Now, the inventory levels are below what they used to be, and represent around two weeks demand, Brocade said. Laura Coniglaro, analyst for Wall Street bank Goldman Sachs, asked Brocade whether the addition of inventory level as an extra factor affecting revenue in addition to customer demand might result in a revenue bounce-back anytime soon.

Even if end-customer sales do not increase, revenue might be improved if Brocade allows the channel to increase its inventory back up to the three-week level. Brocade CEO Greg Reyes appeared to rule this out when he said: We’re pretty comfortable with the [inventory] level, and we don’t expect any adjustment.

Brocade’s guidance for its current fiscal quarter is for a healthy sequential revenue growth of between 4% and 8% to between $128m and $133m. Gross margin will be between 53% and 55%, and earnings per share excluding the costs of the company’s recent acquisition of smart switching start-up Rhapsody will be break-even, Brocade predicted. Gross margin in the latest quarter was 53.7%.

Reyes said that during the quarter Brocade signed up 54 entirely new customers with the company’s high-end Silkworm 12000 64-port director-class core switch, with which Brocade is now competing head-on with arch-rival McData Corp. A number of those sales saw rivals – presumably McData or Inrange Technologies Corp – displaced, Reyes said with apparent pride.

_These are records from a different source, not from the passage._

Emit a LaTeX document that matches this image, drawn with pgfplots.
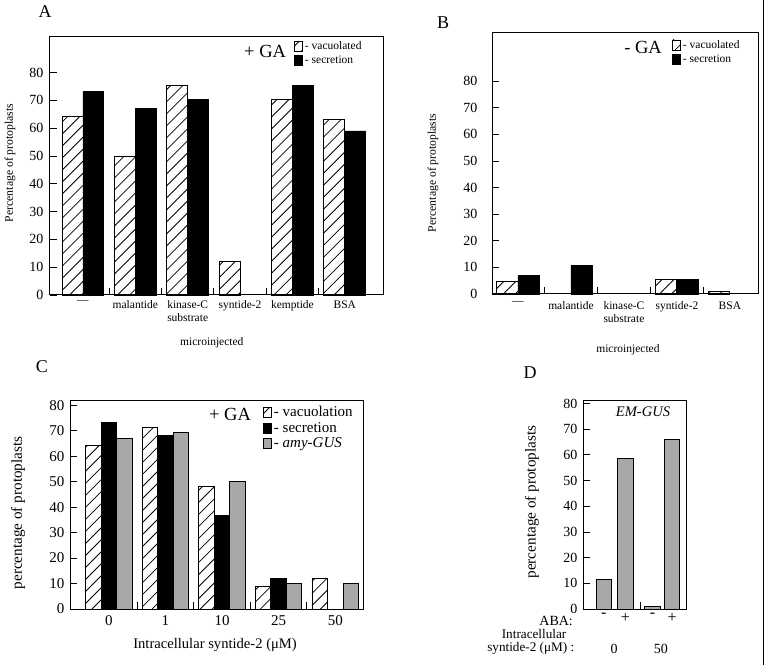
\documentclass[border=0pt]{standalone}
\usepackage{fontspec}
\setmainfont{Liberation Serif}
\usepackage{pgfplots}
\pgfplotsset{compat=1.18}
\usetikzlibrary{patterns.meta}
\definecolor{barGray}{gray}{0.66}
\newcommand{\fs}[1]{\fontsize{#1}{#1}\selectfont}
\tikzset{
  hatchbar/.style={draw=black, line width=0.9pt, pattern={Lines[angle=45,distance=8.5pt,line width=0.8pt]}},
  blackbar/.style={draw=black, line width=0.9pt, fill=black},
  graybar/.style={draw=black, line width=0.9pt, fill=barGray},
}
\pgfplotsset{
  lg/.style={legend image code/.code={\draw[##1, line width=0.7pt] (0pt,-5pt) rectangle (8pt,5pt);}},
  base/.style={scale only axis, clip=false, ybar, ymin=0, ytick={0,10,...,80},
    tick align=inside, xtick pos=left, ytick pos=left,
    major x tick style={draw=none}, major tick length=7pt, minor tick length=7pt,
    axis line style={line width=1pt}, tick style={line width=0.9pt, black},
    /pgf/number format/assume math mode=true,
    legend style={draw=none, fill=none, inner sep=0pt, anchor=north west, legend cell align=left, row sep=1pt},
  },
}
\begin{document}
\begin{tikzpicture}
\useasboundingbox (0pt,0pt) rectangle (766pt,665pt);
% ---------------- A ----------------
\begin{axis}[base, at={(50pt,370pt)}, anchor=south west, width=333pt, height=258pt,
  xmin=-0.63, xmax=5.73, ymax=92.8, bar width=0.4,
  xtick={0,...,5}, xticklabels={{---},{malantide},{kinase-C\\substrate},{syntide-2},{kemptide},{BSA}},
  minor xtick={0.5,1.5,2.5,3.5,4.5},
  xticklabel style={font=\fontsize{11.5}{12.5}\selectfont, align=center, yshift=-2pt},
  yticklabel style={font=\fs{14}, xshift=-3pt},
  ylabel={Percentage of protoplasts}, ylabel style={font=\fs{11.7}, at={(axis description cs:-0.12,0.512)}, anchor=center},
  xlabel={microinjected}, xlabel style={font=\fs{11.5}, at={(axis description cs:0.486,-0.186)}, anchor=center},
  legend style={at={(axis description cs:0.733,0.99)}, font=\fs{11.5}},
]
\addplot[hatchbar, bar shift=-0.2, lg] coordinates {(0,64.1) (1,50) (2,75.2) (3,12) (4,70.4) (5,63.2)};
\addlegendentry{- vacuolated}
\addplot[blackbar, bar shift=0.2, lg] coordinates {(0,73.1) (1,67.1) (2,70.4) (4,75.2) (5,59)};
\addlegendentry{- secretion}
\node[font=\fs{18.5}] at (axis description cs:0.646,0.942) {+ GA};
\end{axis}
% ---------------- B ----------------
\begin{axis}[base, at={(492pt,371pt)}, anchor=south west, width=266pt, height=261pt,
  xmin=-0.49, xmax=4.53, ymax=98.1, bar width=0.4,
  xtick={0,...,4}, xticklabels={{---},{malantide},{kinase-C\\substrate},{syntide-2},{BSA}},
  minor xtick={0.5,1.5,2.5,3.5},
  xticklabel style={font=\fontsize{11.5}{12.5}\selectfont, align=center, yshift=-4pt},
  yticklabel style={font=\fs{14}, xshift=-11pt},
  ylabel={Percentage of protoplasts}, ylabel style={font=\fs{11.7}, at={(axis description cs:-0.222,0.464)}, anchor=center},
  xlabel={microinjected}, xlabel style={font=\fs{11.5}, at={(axis description cs:0.511,-0.215)}, anchor=center},
  legend style={at={(axis description cs:0.677,0.981)}, font=\fs{11.5}},
]
\addplot[hatchbar, bar shift=-0.2, lg] coordinates {(0,4.6) (3,5.3) (4,1.1)};
\addlegendentry{- vacuolated}
\addplot[blackbar, bar shift=0.2, lg] coordinates {(0,6.8) (1,10.6) (3,5.6)};
\addlegendentry{- secretion}
\node[font=\fs{18.5}] at (axis description cs:0.568,0.943) {- GA};
\end{axis}
% ---------------- C ----------------
\begin{axis}[base, at={(70pt,56pt)}, anchor=south west, width=293pt, height=208pt,
  xmin=-0.685, xmax=4.49, ymax=81.7, bar width=0.274,
  xtick={0,...,4}, xticklabels={0,1,10,25,50},
  minor xtick={0.5,1.5,2.5,3.5},
  xticklabel style={font=\fs{15}, yshift=-3pt},
  yticklabel style={font=\fs{15}, xshift=-2pt},
  ylabel={percentage of protoplasts}, ylabel style={font=\fs{15.2}, at={(axis description cs:-0.177,0.462)}, anchor=center},
  xlabel={Intracellular syntide-2 (μM)}, xlabel style={font=\fs{14.6}, at={(axis description cs:0.495,-0.173)}, anchor=center},
  legend style={at={(axis description cs:0.659,0.985)}, font=\fs{15}, row sep=0pt},
]
\addplot[hatchbar, bar shift=-0.274, lg] coordinates {(0,64.4) (1,71.2) (2,48.3) (3,9) (4,12)};
\addlegendentry{- vacuolation}
\addplot[blackbar, bar shift=0, lg] coordinates {(0,73.2) (1,68.1) (2,36.9) (3,12)};
\addlegendentry{- secretion}
\addplot[graybar, bar shift=0.274, lg] coordinates {(0,67) (1,69.5) (2,50) (3,10) (4,10)};
\addlegendentry{- \textit{amy-GUS}}
\node[font=\fs{18.5}] at (axis description cs:0.546,0.933) {+ GA};
\end{axis}
% ---------------- D ----------------
\begin{axis}[base, at={(583pt,56pt)}, anchor=south west, width=103pt, height=208pt,
  xmin=0, xmax=4.89, ymax=81, bar width=0.74,
  xtick={0.99,2.01,3.30,4.23}, xticklabels={-,+,-,+},
  minor xtick={2.71},
  xticklabel style={font=\fs{16}, yshift=-1pt},
  yticklabel style={font=\fs{14}, xshift=-2pt},
  ylabel={percentage of protoplasts}, ylabel style={font=\fs{15.2}, at={(axis description cs:-0.495,0.514)}, anchor=center},
]
\addplot[graybar, bar shift=0] coordinates {(0.99,11.6) (2.01,58.6) (3.30,1) (4.23,66.2)};
\node[font=\itshape\fs{14.6}] at (axis description cs:0.583,0.947) {EM-GUS};
\node[font=\fs{14}, anchor=east, inner sep=1pt] at (axis description cs:-0.087,-0.058) {ABA:};
\node[font=\fs{13.2}, anchor=east, inner sep=0.5pt] at (axis description cs:-0.155,-0.122) {Intracellular};
\node[font=\fs{13.2}, anchor=east, inner sep=0.5pt] at (axis description cs:-0.078,-0.19) {syntide-2 (μM) :};
\node[font=\fs{14}, inner sep=1pt] at (axis description cs:0.301,-0.19) {0};
\node[font=\fs{14}, inner sep=1pt] at (axis description cs:0.757,-0.19) {50};
\end{axis}
% panel letters
\node[font=\fs{18}] at (45pt,653pt) {A};
\node[font=\fs{18}] at (443pt,642pt) {B};
\node[font=\fs{18}] at (42pt,298pt) {C};
\node[font=\fs{18}] at (530pt,292pt) {D};
\draw[line width=1.5pt] (763.5pt,0pt) -- (763.5pt,665pt);
\end{tikzpicture}
\end{document}
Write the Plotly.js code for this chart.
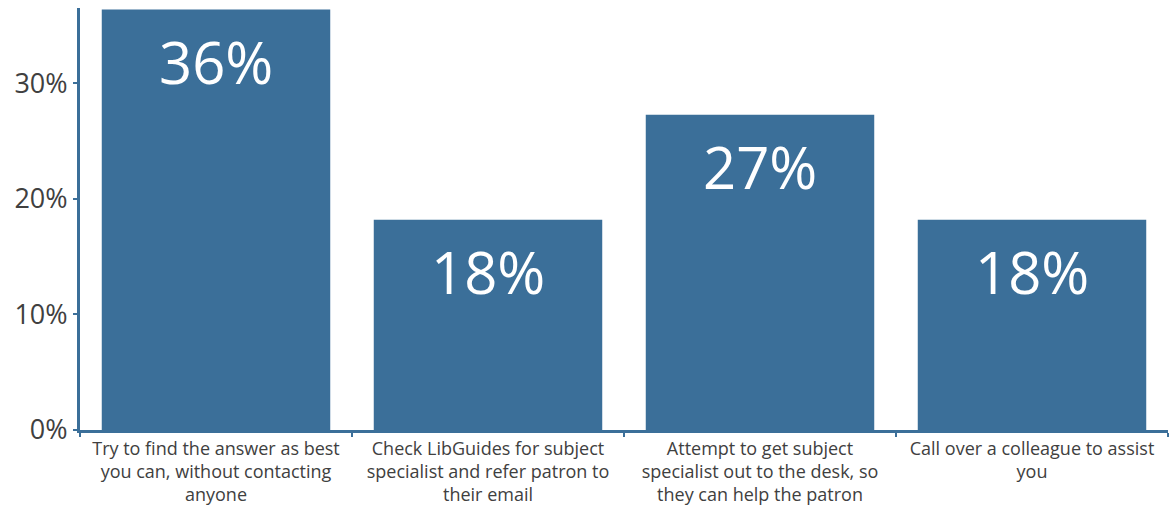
<!DOCTYPE html>
<html>
<head>
<meta charset="utf-8">
<script src="https://cdn.plot.ly/plotly-3.0.1.min.js"></script>
<style>html,body{margin:0;padding:0;background:#fff;}#chart{width:1169px;height:507px;}</style>
</head>
<body>
<div id="chart"></div>
<script>
var categories = [
  "Try to find the answer as best<br>you can, without contacting<br>anyone",
  "Check LibGuides for subject<br>specialist and refer patron to<br>their email",
  "Attempt to get subject<br>specialist out to the desk, so<br>they can help the patron",
  "Call over a colleague to assist<br>you"
];
var values = [36.36, 18.18, 27.27, 18.18];
var valueLabels = ["36%", "18%", "27%", "18%"];
var yTickVals = [0, 10, 20, 30];
var yTickText = ["0%", "10%", "20%", "30%"];

var blue = "rgb(59,111,153)";
var trace = {
  type: "bar",
  x: categories,
  y: values,
  marker: {color: blue},
  hoverinfo: "none"
};
var annotations = categories.map(function(c, i){
  return {
    x: c, y: values[i], xref: "x", yref: "y",
    text: valueLabels[i], showarrow: false,
    yanchor: "middle", yshift: -52,
    font: {family: "Open Sans, sans-serif", size: 58, color: "#ffffff"}
  };
});
var layout = {
  width: 1169, height: 507,
  margin: {l: 80, r: 1, t: 8, b: 77},
  paper_bgcolor: "#ffffff", plot_bgcolor: "#ffffff",
  bargap: 0.16,
  showlegend: false,
  xaxis: {
    showline: true, linecolor: blue, linewidth: 3,
    ticks: "outside", tickson: "boundaries", ticklen: 4, tickwidth: 2, tickcolor: blue,
    tickfont: {family: "Open Sans, sans-serif", size: 18, color: "#404040"},
    showgrid: false, zeroline: false, fixedrange: true
  },
  yaxis: {
    range: [0, 36.5],
    tickvals: yTickVals, ticktext: yTickText,
    showline: true, linecolor: blue, linewidth: 3,
    ticks: "outside", ticklen: 4, tickwidth: 2, tickcolor: blue,
    tickfont: {family: "Open Sans, sans-serif", size: 27, color: "#404040"},
    showgrid: false, zeroline: false, fixedrange: true
  },
  annotations: annotations
};
Plotly.newPlot("chart", [trace], layout, {displayModeBar: false, staticPlot: true});
</script>
</body>
</html>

Asked whether the inability of the 12000 to accept non-disruptive hot-code updates is affecting its sales – as analysts and rivals say it is – Reyes repeated Brocade’s claim that the issue is not important to customers, because most are using the 12000 in dual redundant networks.

The 12000 grew quarter-on-quarter last quarter, and it will again this quarter, he said. The operating system upgrade that will enable hot-code updates on the 12000 will be qualified by Brocade’s OEM customers this summer.